During Move-In Day on August 21st, 2021, there was a moment where I was rushing over to move in a new freshman student. Most of the day I was in my building office, only interacting with the hundred or so people that moved in throughout the day. When I left the building, I saw, for the first time in 2 years, hundreds, no, thousands of people walking all around Bradley’s campus. A welcome sight to be sure, but I had to take a moment and breathe, just breathe. I could not recall the last time I had seen so many people in such a small space. It was overwhelming. Going from little to no interaction to those outside of my close circle, to now seeing thousands of faces I did not recognize was a lot to process all at once. However, I am not the only one to share in these feelings.
After a year of virtual interaction and isolation, jumping headfirst into socialization can feel like a daunting task.
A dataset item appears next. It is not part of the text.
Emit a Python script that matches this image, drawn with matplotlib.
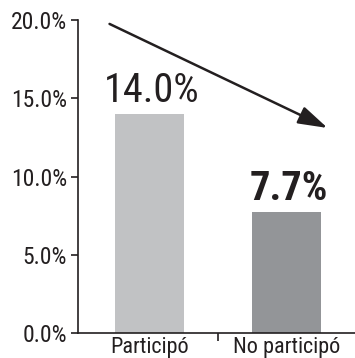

It was difficult making the transition to periods of non-action, and it will be just as difficult, if not more so, to go back to increased levels of social activity. Socializing is like a muscle – if it is not used for periods of time, getting right back in will take time and practice. Social anxiety about these interactions is at an all-time high. Luckily, there are ways that we can overcome our fears about increased socialization.
Tip #1: Get out of your room! (Even if it is to be alone)
Staying couped up in a room, especially a dorm room, can offer a sense of comfort and security. Knowing that it is a safe space is important, but frequently remaining there can lead to more issues. Going for a walk outside, getting coffee with a few friends or a roommate, or just people watching is a quick and easy way to get used to seeing groups of people again.
Tip #2: Don’t move too fast.
Though going to five parties on Saturday may seem like a great way to “make up for lost time” the shock exposure could actually do more harm than good. If the turtle taught us anything, it is that slow and steady wins the race. Although you may want to get in as many things or events as possible, setting boundaries for interaction can provide a greater sense of control when dealing with social anxiety.
Tip#3: You are not alone!
During periods of high social anxiety, it may seem like no one else could understand the valid thoughts and feelings you are experiencing. Attempting to go back into the world is scary, especially when there is still so much uncertainty and fear about the world we are going back into. Even if everyone around you says they are feeling fine, this author is with you and feeling those very same feelings.
It’s a new school year. Something still feels wrong about writing 2021, but here we are. There are so many new opportunities to try, people to meet, risks to take and that can seem overwhelming. Taking it day by day, hour by hour, or minute by minute can make those daunting tasks seem like nothing. Although the shock of thousands of people on campus was great, and the social anxieties that came with it can sometimes seem like too much to bear, we ARE back on campus. We ARE together again. And if we take it at our own pace, it will be a year to remember.